Texts from Bennett

Texts from Bennett is a blog created by Mac Lethal (born David McCleary Sheldon), purportedly based on text messages exchanged between Lethal and his "cousin" Bennett.[1]

Website

As Gawker reported in late 2011, "The Tumblr displays iPhone screenshots of text message conversations between the site's creator and Bennett, his 17-year-old cousin who 'thinks he's a Crip, works at Amoco, has a girlfriend named Mercedes, and is one of the most unintentionally funny and brilliant souls on the planet.'"[2] While The Smoking Gun reported that Bennett was purely an invention,[3] Lethal maintained the veracity of his creation, telling The Huffington Post, "[The Smoking Gun story] is absolutely 100 percent inaccurate."[4]

Book publication

Cover of the trade paperback first edition of Texts from Bennett.
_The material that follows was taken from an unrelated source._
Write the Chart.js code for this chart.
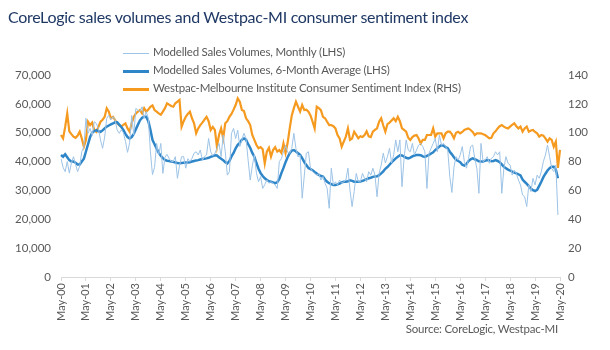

Texts from Bennett, the novel, was released on September 3, 2013.[5] The book proposal was sold to Gallery Books, an imprint of Simon & Schuster, in May 2012, by Lethal's William Morris Endeavor agents.[6][7]

The book is described as "[a] family story for the twenty-first century, based on the phenomenally popular Texts from Bennett Tumblr blog, this epistolary novel chronicles the year that Bennett and the rest of his freeloading family moved into his cousin Mac's household."[5] According to the author, "the book is an ode to how I met my wife and it's a love story."[8]

Texts from Bennett was a Library Journal "pick of the month" for "African American Fiction". Writing for the journal, Rollie Welch notes "The author’s portrayal of poverty, drug use, and the working poor white folks’ struggle to get by has serious street cred."[9] According to Welch, although "lengthy sidebars drag down the story," "it's an interesting and impressive debut."[9]

Booklist, a trade publication "from the trusted experts at the American Library Association", calls Lethal's book a "well-intended, albeit a little uneven, first novel... the heart of the novel is pure." Reviewer Mark Eleveld says, "This is a necessary novel that follows the phenomenon of poor white teens diving into black cultural stereotypes. The language is rough but true, and tough issues are addressed with care and understanding."[10]

TV show

On November 4, 2013, it was announced that FX had purchased the rights to produce a Texts From Bennett TV show.[11]